In the last 15 years 61% of Georgia’s storm deaths happened in and around mobile homes.

MACON, Ga. — In Georgia this year we've already seen a run of violent tornadoes in Griffin and the damage can seem random.

One thing is for sure, in the last 15 years 61% of Georgia’s storm deaths happened in and around mobile homes.

“It's not the safest I wouldn't recommend it for anybody,” Kendall Poston said.

Poston and her neighbors live in a mobile home park and they have different strategies in case of a tornado warning.

“Pretty much we will go into the bathroom or master bedroom because it's no windows or anything. We'll just get in there and close the door and have plenty of pillows,” one neighbor said.

Norris says he would leave if he had to but riding it out in a mobile home is risky.

“I seek out the safest places that I can find, one of them being the bathroom with all of the pillows on you can get,” William Norris said.

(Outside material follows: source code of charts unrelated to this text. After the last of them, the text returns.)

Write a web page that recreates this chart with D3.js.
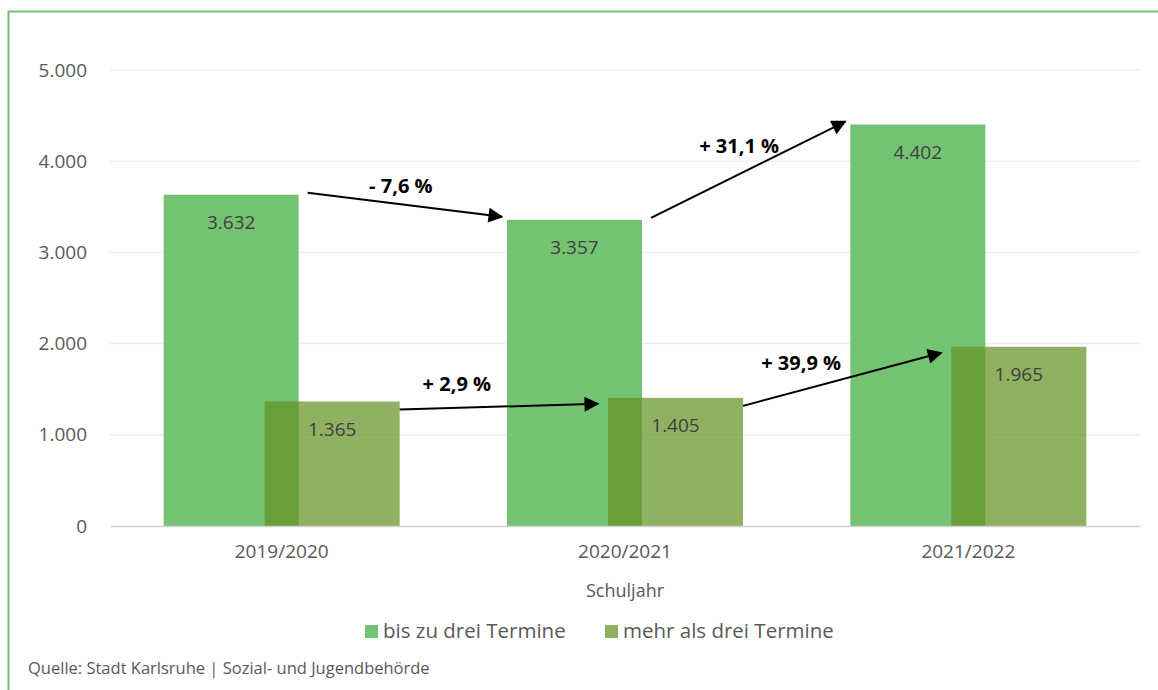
<!DOCTYPE html>
<html>
<head>
<meta charset="utf-8">
<script src="https://cdn.jsdelivr.net/npm/d3@7"></script>
<style>
  body { margin: 0; background: #fff; }
  svg text { font-family: "Open Sans", "Noto Sans", sans-serif; }
</style>
</head>
<body>
<div id="chart"></div>
<script>
// data
const years = ['2019/2020', '2020/2021', '2021/2022'];
const seriesNames = ['bis zu drei Termine', 'mehr als drei Termine'];
const upToThree = [3632, 3357, 4402];
const moreThanThree = [1365, 1405, 1965];
const yTicks = [0, 1000, 2000, 3000, 4000, 5000];
// change arrows: series index, from year, to year, label
const changes = [
  {series: 0, from: 0, to: 1, label: '- 7,6 %'},
  {series: 0, from: 1, to: 2, label: '+ 31,1 %'},
  {series: 1, from: 0, to: 1, label: '+ 2,9 %'},
  {series: 1, from: 1, to: 2, label: '+ 39,9 %'}
];

const WIDTH = 1158, HEIGHT = 690;
const MARGINS = {left: 110, right: 18, top: 70, bottom: 164};
const COLORS = ['#70c16d', 'rgb(98,144,34)'];
const OPAC = [0.97, 0.71];
const TEXT = '#595959';
// label offsets from arrow midpoint
const LABEL_OFF = [[-4, -12], [-9, -17], [-42, -16], [-41, -9]];

const svg = d3.select('#chart').append('svg')
  .attr('width', WIDTH).attr('height', HEIGHT);

// frame border (top + left)
svg.append('path')
  .attr('d', `M8.5,${HEIGHT} V11.5 H${WIDTH}`)
  .attr('fill', 'none').attr('stroke', '#72c06d').attr('stroke-width', 2);

const x = d3.scaleBand().domain(years)
  .range([MARGINS.left, WIDTH - MARGINS.right]);
const y = d3.scaleLinear().domain([0, 5000])
  .range([HEIGHT - MARGINS.bottom, MARGINS.top]);

const BAR_W = 135, OVERLAP = 34;
// left edge of bar for series s in year i
const barX = (s, i) => x(years[i]) + x.bandwidth() / 2 + (s === 0 ? -(BAR_W - OVERLAP / 2) : -OVERLAP / 2);
const values = [upToThree, moreThanThree];
const fmt = d => d3.format(',')(d).replace(/,/g, '.');

// gridlines
svg.append('g').selectAll('line')
  .data(yTicks.filter(d => d > 0))
  .join('line')
  .attr('x1', MARGINS.left).attr('x2', WIDTH - MARGINS.right)
  .attr('y1', d => y(d)).attr('y2', d => y(d))
  .attr('stroke', '#efefef').attr('stroke-width', 1.5);

// y axis labels
const yAxis = svg.append('g')
  .attr('transform', `translate(${MARGINS.left},0)`)
  .call(d3.axisLeft(y).tickValues(yTicks).tickSize(0).tickPadding(23).tickFormat(fmt));
yAxis.select('.domain').remove();
yAxis.selectAll('text').attr('fill', TEXT).style('font-size', '19px');

// bars
values.forEach((vals, s) => {
  svg.append('g').selectAll('rect')
    .data(vals)
    .join('rect')
    .attr('x', (d, i) => barX(s, i))
    .attr('y', d => y(d))
    .attr('width', BAR_W)
    .attr('height', d => y(0) - y(d))
    .attr('fill', COLORS[s])
    .attr('fill-opacity', OPAC[s]);
});

// value labels
values.forEach((vals, s) => {
  svg.append('g').selectAll('text')
    .data(vals)
    .join('text')
    .attr('x', (d, i) => barX(s, i) + BAR_W / 2)
    .attr('y', d => y(d) + 34)
    .attr('text-anchor', 'middle')
    .attr('fill', '#404040')
    .style('font-size', '19px')
    .text(fmt);
});

// baseline + x axis
const xAxis = svg.append('g')
  .attr('transform', `translate(0,${y(0)})`)
  .call(d3.axisBottom(x).tickSize(0).tickPadding(19));
xAxis.select('.domain').attr('stroke', '#d0d0d0').attr('stroke-width', 1.5);
xAxis.selectAll('text').attr('fill', TEXT).style('font-size', '19px');

svg.append('text')
  .attr('x', x(years[1]) + x.bandwidth() / 2).attr('y', 597)
  .attr('text-anchor', 'middle').attr('fill', TEXT)
  .style('font-size', '18px').text('Schuljahr');

// arrows
svg.append('defs').append('marker')
  .attr('id', 'arrow').attr('viewBox', '0 0 10 10')
  .attr('refX', 9).attr('refY', 5)
  .attr('markerWidth', 8).attr('markerHeight', 7.5)
  .attr('orient', 'auto')
  .append('path').attr('d', 'M0,0 L10,5 L0,10 z').attr('fill', '#000');

const arrowPts = c => {
  const v = values[c.series];
  return {
    x1: barX(c.series, c.from) + BAR_W + (c.series === 0 ? 9 : 0),
    y1: y(v[c.from]) + (c.series === 0 ? -2 : 8),
    x2: barX(c.series, c.to) - (c.series === 0 ? 5 : 10),
    y2: y(v[c.to]) + (c.series === 0 ? -3 : 6)
  };
};

svg.append('g').selectAll('line')
  .data(changes)
  .join('line')
  .attr('x1', d => arrowPts(d).x1).attr('y1', d => arrowPts(d).y1)
  .attr('x2', d => arrowPts(d).x2).attr('y2', d => arrowPts(d).y2)
  .attr('stroke', '#000').attr('stroke-width', 2)
  .attr('marker-end', 'url(#arrow)');

svg.append('g').selectAll('text')
  .data(changes)
  .join('text')
  .attr('x', (d, i) => { const p = arrowPts(d); return (p.x1 + p.x2) / 2 + LABEL_OFF[i][0]; })
  .attr('y', (d, i) => { const p = arrowPts(d); return (p.y1 + p.y2) / 2 + LABEL_OFF[i][1]; })
  .attr('text-anchor', 'middle')
  .attr('fill', '#000')
  .style('font-size', '20px').style('font-weight', 'bold')
  .text(d => d.label);

// legend
const legend = svg.append('g');
const legX = [365, 605];
seriesNames.forEach((name, s) => {
  legend.append('rect')
    .attr('x', legX[s]).attr('y', 625).attr('width', 13).attr('height', 13)
    .attr('fill', COLORS[s]).attr('fill-opacity', OPAC[s]);
  legend.append('text')
    .attr('x', legX[s] + 18).attr('y', 638)
    .attr('fill', TEXT).style('font-size', '20.5px')
    .text(name);
});

// source
svg.append('text')
  .attr('x', 28).attr('y', 674)
  .attr('fill', TEXT).style('font-size', '16.5px')
  .text('Quelle: Stadt Karlsruhe | Sozial- und Jugendbehörde');
</script>
</body>
</html>
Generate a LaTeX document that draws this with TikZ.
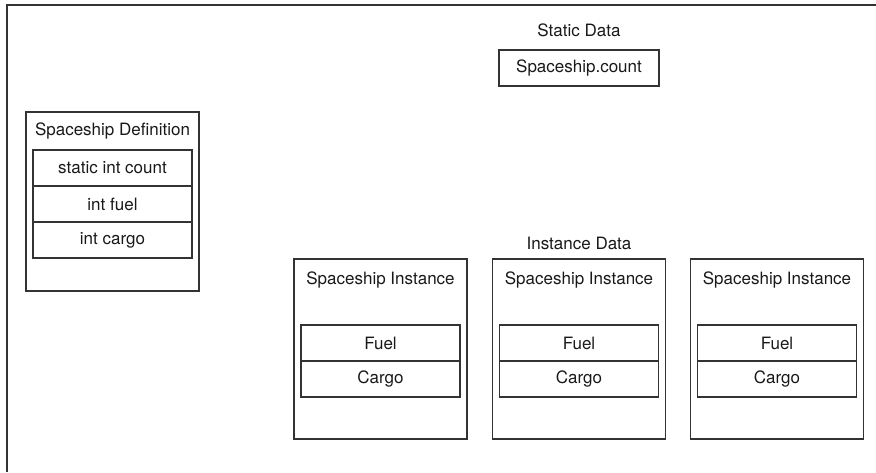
\documentclass[tikz,border=0pt]{standalone}
\usepackage{fontspec}
\setmainfont{TeX Gyre Heros}
\usepackage{tikz}

\begin{document}
\begin{tikzpicture}[x=1pt, y=-1pt,
    every node/.style={font=\fontsize{17}{20}\selectfont, text=black!90},
    frame/.style={draw=black!80, line width=1.3pt},
    outerbox/.style={draw=black!80, line width=1.3pt, minimum width=173pt, minimum height=180pt, inner sep=0pt},
    field/.style={draw=black!80, line width=1.3pt, minimum width=159pt, minimum height=36pt, inner sep=0pt}]
  \useasboundingbox (0,0) rectangle (876,472);

  % page frame
  \draw[frame] (7,472) -- (7,5) -- (876,5);

  % static data
  \node (statlbl) at (579,30) {Static Data};
  \node[field, minimum width=160pt] (count) at (579,68) {Spaceship.count};

  % class definition
  \node[outerbox, minimum height=179pt] (defbox) at (112.5,201.5) {};
  \node (deftitle) at (112.5,131) {Spaceship Definition};
  \node[field] (defcount) at (112.5,168) {static int count};
  \node[field] (deffuel) at (112.5,204) {int fuel};
  \node[field] (defcargo) at (112.5,240) {int cargo};

  % instances
  \node (instlbl) at (579,243) {Instance Data};
  \foreach \i/\x in {1/380.5, 2/579, 3/777} {
    \node[outerbox] (inst\i) at (\x,349) {};
    \node (insttitle\i) at (\x,280) {Spaceship Instance};
    \node[field] (fuel\i) at (\x,343) {Fuel};
    \node[field] (cargo\i) at (\x,379) {Cargo};
  }

\end{tikzpicture}
\end{document}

When weather gets severe Emergency Management Director Spencer Hawkins, along with other city leaders, hunker down in a bunker to coordinate help and make decisions.

“But they're real light weight and they're not aerodynamic so the wind just hits that wall and can really move them and whether it moves them and slides them on the property or topples them over they can be an unsafe situation,” he said.

Hawkins has 20 years of experience in this field and he's heard all of the excuses as to why folks don't leave.

“’I rode it out before so I’ll be okay this time’ or ‘I don’t think it's going to be that bad’ and what I tell folks is that I absolutely understand but at the same time you never know. Talk to people in Joplin, Missouri that got hit with that major tornado or the people up in Spalding that just got hit a couple of weeks ago,” he said.

Some people do try and make precautions for their homes.

“With the foundation I double block mine because it offers a more secure situation you know when you tie it down there's not wobbling,” Norris said.

Tie downs come with mobile homes but don't get lured into a false sense of security.

“I've not seen straps work effectively,” Hawkins said.

So, it all comes down to a plan of getting out and set up where you're going ahead of time.

Hawkins says preferably you pick a brick or stucco home that you can get to within five minutes.

Now is a good time to get to know your neighbors.

“Talk to them before it happens.  ‘Hey bob do you mind if I come, or my family comes and hangs out with you for two hours to make that work.’ But it's that preplanning that will save your life,” Hawkins said.

Wise words with volatile weather right around the corner.

Hawkins also says if you can't find a neighbor or relative to stay with go to a large business like a big box retailer or a Walmart or grocery store.